With so much to cover over nearly 40-odd years (he starts the tale with Jerry Lee Lewis!), it’s probably a given that any individual stories would need to be told VH1-style – quickly and omittingly. So when you get 10 seconds of any particular act you like, you scarcely have time to focus and take it in before Henry Rollins pops up on the screen and flips off the camera again to underscore the rammed-home point that Punk = Attitude. Oh, and those clown princes of punk commentary, John Holmstrom and Legs McNeil, make far too many passes at the camera and only serve to devalue the entire enterprise – nay, the entire genre of punk itself. Ah well. At least Alice Bag got in there for 2.7 seconds, Brendan Mullen for maybe double that. And as we all know, punk continued on and was best represented post-hardcore by AGNOSTIC FRONT, who live large on this DVD with some awesome sweaty stomping and burly man hugs that Letts takes admirable pains to not take condescending swipes at. Punk then turned into Nirvana (and late-90s Sonic Youth!), and then into BLINK 182. And here we are today!

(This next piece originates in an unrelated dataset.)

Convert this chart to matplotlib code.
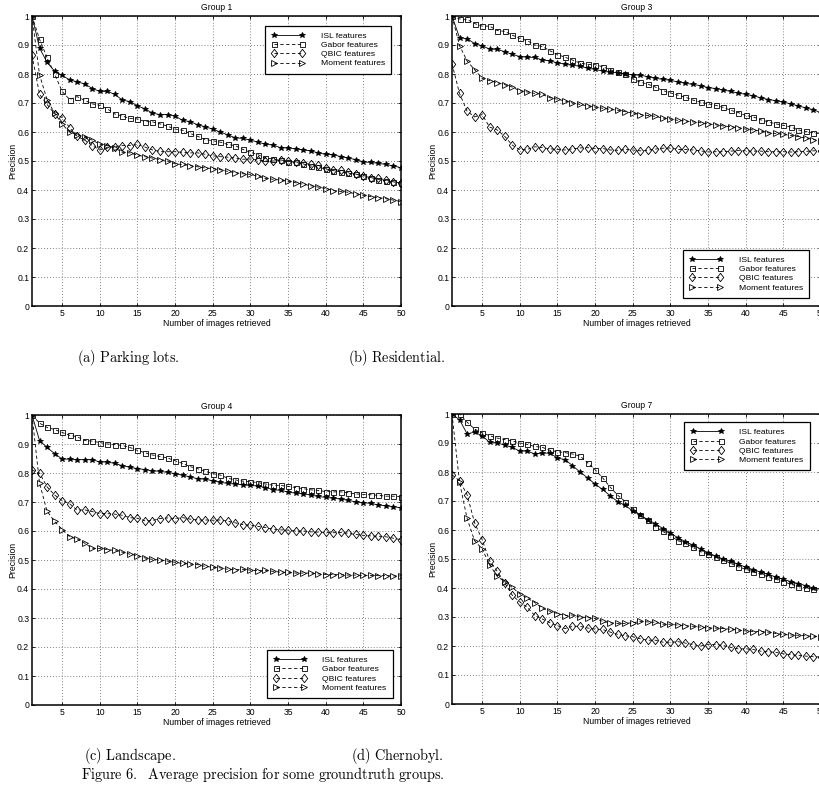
import numpy as np
import matplotlib
matplotlib.use("Agg")
import matplotlib.pyplot as plt

plt.rcParams['font.family'] = ['Liberation Sans', 'DejaVu Sans']
plt.rcParams['mathtext.fontset'] = 'cm'

n_retrieved = list(range(1, 51))
series_names = ["ISL features", "Gabor features", "QBIC features", "Moment features"]
panel_titles = ["Group 1", "Group 3", "Group 4", "Group 7"]
panel_captions = ["(a) Parking lots.", "(b) Residential.", "(c) Landscape.", "(d) Chernobyl."]
figure_caption = "Figure 6.  Average precision for some groundtruth groups."
x_ticks = [5, 10, 15, 20, 25, 30, 35, 40, 45, 50]
y_ticks = [0, 0.1, 0.2, 0.3, 0.4, 0.5, 0.6, 0.7, 0.8, 0.9, 1.0]

# ---- Group 1 ----
isl_g1 = [1.0, 0.89, 0.84, 0.81, 0.795, 0.78, 0.773, 0.766, 0.75, 0.74,
          0.74, 0.73, 0.71, 0.705, 0.69, 0.68, 0.665, 0.66, 0.66, 0.655,
          0.64, 0.636, 0.625, 0.618, 0.61, 0.60, 0.59, 0.58, 0.578, 0.572,
          0.565, 0.558, 0.555, 0.546, 0.545, 0.542, 0.538, 0.535, 0.528, 0.523,
          0.522, 0.515, 0.51, 0.505, 0.497, 0.495, 0.492, 0.488, 0.483, 0.477]
gabor_g1 = [1.0, 0.92, 0.857, 0.80, 0.74, 0.712, 0.722, 0.709, 0.697, 0.692,
            0.68, 0.662, 0.655, 0.647, 0.645, 0.636, 0.635, 0.628, 0.62, 0.61,
            0.606, 0.595, 0.585, 0.574, 0.57, 0.565, 0.557, 0.553, 0.54, 0.53,
            0.522, 0.51, 0.507, 0.504, 0.498, 0.496, 0.49, 0.483, 0.478, 0.473,
            0.467, 0.462, 0.458, 0.455, 0.447, 0.443, 0.436, 0.432, 0.428, 0.424]
qbic_g1 = [0.865, 0.73, 0.695, 0.663, 0.65, 0.615, 0.585, 0.572, 0.553, 0.538,
           0.547, 0.55, 0.553, 0.553, 0.557, 0.548, 0.538, 0.533, 0.532, 0.532,
           0.53, 0.528, 0.528, 0.523, 0.518, 0.515, 0.513, 0.51, 0.506, 0.507,
           0.503, 0.50, 0.50, 0.503, 0.499, 0.497, 0.493, 0.488, 0.485, 0.475,
           0.47, 0.468, 0.462, 0.455, 0.45, 0.443, 0.44, 0.435, 0.428, 0.425]
moment_g1 = [1.0, 0.797, 0.712, 0.665, 0.627, 0.60, 0.59, 0.583, 0.572, 0.558,
             0.553, 0.545, 0.53, 0.528, 0.52, 0.515, 0.51, 0.505, 0.50, 0.49,
             0.488, 0.484, 0.48, 0.476, 0.474, 0.47, 0.464, 0.46, 0.456, 0.454,
             0.447, 0.44, 0.437, 0.434, 0.43, 0.425, 0.42, 0.415, 0.41, 0.405,
             0.398, 0.395, 0.392, 0.387, 0.382, 0.377, 0.374, 0.37, 0.365, 0.36]

# ---- Group 3 ----
isl_g3 = [1.0, 0.925, 0.922, 0.905, 0.897, 0.886, 0.885, 0.877, 0.868, 0.86,
          0.858, 0.857, 0.848, 0.846, 0.838, 0.834, 0.83, 0.827, 0.82, 0.816,
          0.81, 0.806, 0.804, 0.80, 0.797, 0.796, 0.791, 0.785, 0.782, 0.778,
          0.773, 0.768, 0.764, 0.76, 0.753, 0.75, 0.745, 0.74, 0.734, 0.73,
          0.725, 0.718, 0.712, 0.708, 0.703, 0.697, 0.69, 0.683, 0.677, 0.666]
gabor_g3 = [1.0, 0.99, 0.988, 0.974, 0.965, 0.965, 0.95, 0.947, 0.934, 0.923,
            0.915, 0.90, 0.895, 0.88, 0.867, 0.858, 0.848, 0.838, 0.833, 0.832,
            0.825, 0.815, 0.806, 0.80, 0.783, 0.772, 0.765, 0.755, 0.743, 0.735,
            0.727, 0.72, 0.71, 0.703, 0.697, 0.692, 0.685, 0.675, 0.667, 0.657,
            0.652, 0.642, 0.635, 0.628, 0.623, 0.617, 0.607, 0.602, 0.597, 0.594]
qbic_g3 = [0.835, 0.733, 0.672, 0.652, 0.66, 0.617, 0.607, 0.585, 0.555, 0.539,
           0.54, 0.549, 0.546, 0.542, 0.54, 0.538, 0.542, 0.545, 0.546, 0.543,
           0.543, 0.538, 0.537, 0.54, 0.538, 0.535, 0.537, 0.541, 0.544, 0.545,
           0.54, 0.54, 0.538, 0.535, 0.531, 0.532, 0.532, 0.534, 0.536, 0.535,
           0.534, 0.534, 0.532, 0.532, 0.532, 0.531, 0.532, 0.533, 0.535, 0.536]
moment_g3 = [1.0, 0.898, 0.845, 0.815, 0.785, 0.777, 0.77, 0.763, 0.755, 0.742,
             0.738, 0.733, 0.73, 0.718, 0.713, 0.707, 0.70, 0.695, 0.69, 0.686,
             0.682, 0.678, 0.675, 0.67, 0.665, 0.66, 0.657, 0.654, 0.648, 0.645,
             0.64, 0.638, 0.635, 0.632, 0.628, 0.625, 0.621, 0.618, 0.615, 0.61,
             0.607, 0.603, 0.597, 0.595, 0.592, 0.588, 0.584, 0.579, 0.574, 0.568]

# ---- Group 4 ----
isl_g4 = [1.0, 0.912, 0.888, 0.867, 0.848, 0.848, 0.846, 0.846, 0.846, 0.838,
          0.838, 0.833, 0.825, 0.82, 0.815, 0.812, 0.807, 0.806, 0.802, 0.798,
          0.792, 0.787, 0.78, 0.779, 0.773, 0.768, 0.764, 0.762, 0.759, 0.757,
          0.755, 0.75, 0.743, 0.74, 0.735, 0.73, 0.728, 0.724, 0.719, 0.716,
          0.713, 0.71, 0.706, 0.70, 0.698, 0.695, 0.69, 0.687, 0.684, 0.68]
gabor_g4 = [1.0, 0.972, 0.957, 0.95, 0.94, 0.93, 0.925, 0.912, 0.91, 0.905,
            0.90, 0.898, 0.895, 0.888, 0.878, 0.87, 0.862, 0.857, 0.852, 0.842,
            0.833, 0.822, 0.815, 0.806, 0.798, 0.793, 0.782, 0.776, 0.772, 0.77,
            0.767, 0.762, 0.758, 0.757, 0.754, 0.75, 0.746, 0.742, 0.74, 0.736,
            0.735, 0.735, 0.732, 0.728, 0.726, 0.725, 0.723, 0.72, 0.72, 0.718]
qbic_g4 = [0.81, 0.80, 0.752, 0.724, 0.705, 0.694, 0.672, 0.673, 0.667, 0.66,
           0.66, 0.658, 0.654, 0.646, 0.644, 0.635, 0.636, 0.643, 0.645, 0.643,
           0.646, 0.641, 0.638, 0.638, 0.637, 0.638, 0.634, 0.628, 0.622, 0.62,
           0.616, 0.612, 0.606, 0.604, 0.603, 0.60, 0.60, 0.597, 0.596, 0.595,
           0.594, 0.595, 0.592, 0.588, 0.585, 0.583, 0.582, 0.58, 0.575, 0.57]
moment_g4 = [1.0, 0.765, 0.668, 0.633, 0.605, 0.58, 0.572, 0.558, 0.54, 0.54,
             0.536, 0.533, 0.527, 0.52, 0.515, 0.507, 0.502, 0.50, 0.496, 0.492,
             0.488, 0.486, 0.484, 0.478, 0.475, 0.473, 0.468, 0.466, 0.468, 0.465,
             0.463, 0.464, 0.461, 0.458, 0.457, 0.455, 0.455, 0.455, 0.452, 0.45,
             0.45, 0.449, 0.448, 0.448, 0.447, 0.447, 0.446, 0.446, 0.445, 0.445]

# ---- Group 7 ----
isl_g7 = [1.0, 0.98, 0.932, 0.937, 0.925, 0.902, 0.90, 0.893, 0.885, 0.872,
          0.872, 0.862, 0.865, 0.865, 0.848, 0.843, 0.822, 0.80, 0.78, 0.758,
          0.74, 0.718, 0.698, 0.685, 0.665, 0.652, 0.635, 0.622, 0.605, 0.59,
          0.573, 0.56, 0.548, 0.535, 0.522, 0.51, 0.50, 0.492, 0.482, 0.472,
          0.463, 0.455, 0.447, 0.438, 0.43, 0.422, 0.415, 0.408, 0.40, 0.395]
gabor_g7 = [1.0, 1.0, 0.972, 0.948, 0.935, 0.925, 0.917, 0.912, 0.907, 0.90,
            0.895, 0.888, 0.885, 0.875, 0.87, 0.867, 0.862, 0.855, 0.832, 0.808,
            0.78, 0.748, 0.72, 0.698, 0.672, 0.652, 0.633, 0.612, 0.595, 0.58,
            0.563, 0.555, 0.54, 0.525, 0.518, 0.507, 0.497, 0.485, 0.473, 0.465,
            0.455, 0.448, 0.438, 0.43, 0.422, 0.413, 0.405, 0.40, 0.396, 0.39]
qbic_g7 = [0.79, 0.77, 0.722, 0.625, 0.567, 0.493, 0.458, 0.418, 0.375, 0.352,
           0.333, 0.305, 0.293, 0.28, 0.27, 0.26, 0.268, 0.268, 0.262, 0.258,
           0.257, 0.248, 0.24, 0.235, 0.232, 0.225, 0.22, 0.22, 0.213, 0.213,
           0.215, 0.21, 0.205, 0.20, 0.205, 0.205, 0.202, 0.195, 0.19, 0.19,
           0.188, 0.182, 0.18, 0.178, 0.173, 0.17, 0.168, 0.165, 0.163, 0.162]
moment_g7 = [1.0, 0.765, 0.64, 0.563, 0.535, 0.48, 0.44, 0.422, 0.402, 0.38,
             0.365, 0.35, 0.33, 0.32, 0.312, 0.305, 0.307, 0.30, 0.298, 0.295,
             0.285, 0.28, 0.278, 0.278, 0.28, 0.285, 0.283, 0.282, 0.275, 0.275,
             0.272, 0.27, 0.268, 0.265, 0.262, 0.262, 0.26, 0.258, 0.255, 0.252,
             0.25, 0.25, 0.248, 0.243, 0.24, 0.238, 0.237, 0.235, 0.233, 0.232]

panels = [
    [isl_g1, gabor_g1, qbic_g1, moment_g1],
    [isl_g3, gabor_g3, qbic_g3, moment_g3],
    [isl_g4, gabor_g4, qbic_g4, moment_g4],
    [isl_g7, gabor_g7, qbic_g7, moment_g7],
]

W, H = 820, 787
fig = plt.figure(figsize=(W / 100, H / 100), dpi=100)
fig.patch.set_facecolor('white')


def px_axes(left, top, right, bottom):
    return [left / W, 1 - bottom / H, (right - left) / W, (bottom - top) / H]


axes_boxes = [
    px_axes(32, 16, 401, 306),
    px_axes(452, 16, 821, 306),
    px_axes(32, 415, 401, 705),
    px_axes(452, 414, 821, 704),
]
legend_locs = [
    ('upper right', (0.973, 0.966)),
    ('lower right', (0.968, 0.028)),
    ('lower right', (0.978, 0.024)),
    ('upper right', (0.970, 0.972)),
]

diamond = [(0, 1), (0.78, 0), (0, -1), (-0.78, 0), (0, 1)]
styles = [
    dict(marker='*', ls='-', ms=4.2, mfc='black'),
    dict(marker='s', ls='--', ms=3.6, mfc='none'),
    dict(marker=diamond, ls='--', ms=6.0, mfc='none'),
    dict(marker='>', ls='--', ms=4.2, mfc='none'),
]

for i in range(4):
    ax = fig.add_axes(axes_boxes[i])
    for vals, name, st in zip(panels[i], series_names, styles):
        line, = ax.plot(n_retrieved, vals, color='black', lw=0.6, mec='black',
                        mew=0.6, label=name, marker=st['marker'],
                        ms=st['ms'], mfc=st['mfc'], linestyle=st['ls'])
        if st['ls'] == '--':
            line.set_dashes((4, 3))
    ax.set_xlim(1, 50)
    ax.set_ylim(0, 1)
    ax.set_xticks(x_ticks)
    ax.set_yticks(y_ticks)
    ax.set_yticklabels([f"{v:g}" for v in y_ticks])
    ax.tick_params(direction='in', length=2.5, width=0.6, labelsize=6.2,
                   top=True, right=True, pad=2, colors='black')
    ax.grid(True, linestyle=(0, (1, 2.5)), color='0.35', lw=0.6)
    for sp in ax.spines.values():
        sp.set_linewidth(1.1)
    ax.set_title(panel_titles[i], fontsize=6.2, pad=4)
    ax.set_xlabel("Number of images retrieved", fontsize=6.2, labelpad=1)
    ax.set_ylabel("Precision", fontsize=6.2, labelpad=0)
    loc, anchor = legend_locs[i]
    leg = ax.legend(loc=loc, bbox_to_anchor=anchor, borderaxespad=0,
                    fontsize=6.1, numpoints=2, handlelength=3.9, handletextpad=1.9,
                    labelspacing=0.14, borderpad=0.75, fancybox=False,
                    framealpha=1, edgecolor='black')
    leg.get_frame().set_linewidth(0.9)

cap_kw = dict(ha='center', va='baseline', fontsize=10.3)


def tex(s):
    return r'$\mathrm{' + s.replace(' ', r'\ ') + '}$'


fig.text(128 / W, 1 - 362 / H, tex(panel_captions[0]), **cap_kw)
fig.text(397 / W, 1 - 362 / H, tex(panel_captions[1]), **cap_kw)
fig.text(130 / W, 1 - 760 / H, tex(panel_captions[2]), **cap_kw)
fig.text(397 / W, 1 - 760 / H, tex(panel_captions[3]), **cap_kw)
fig.text(263 / W, 1 - 779 / H, tex(figure_caption), **cap_kw)

fig.savefig("out.png", dpi=100, facecolor='white')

Punk is still an attitude (Jello Biafra often checks in to tell us so), parents hate it, and it’s for the little guy who wants to stand up, thrust out his middle fingers and say, "Fuck you, cop/mom/society! I don’t need to play by your fuckin' rules!” . And yes, with all the problems we have today (cue photo/video montage of George W. Bush and Tony Blair, a big-ass bomb, some consumer blindly shopping in a supermarket – no, I’m not kidding, it ends the film), what we really need is a little more punk attitude, right? Like I said, a pretty dumb DVD to spin for 90 minutes, when I could’ve instead glued my can to Stormwatch 2006 footage. Is it true that the bonus disc has rare footage of TAMPAX, KRIMINELLA GITARRER, DESPERATE BICYCLES and RUTTO? And a long interview with the guys from the VOMIT PIGS? You’ll all have to let me know if that one’s any good.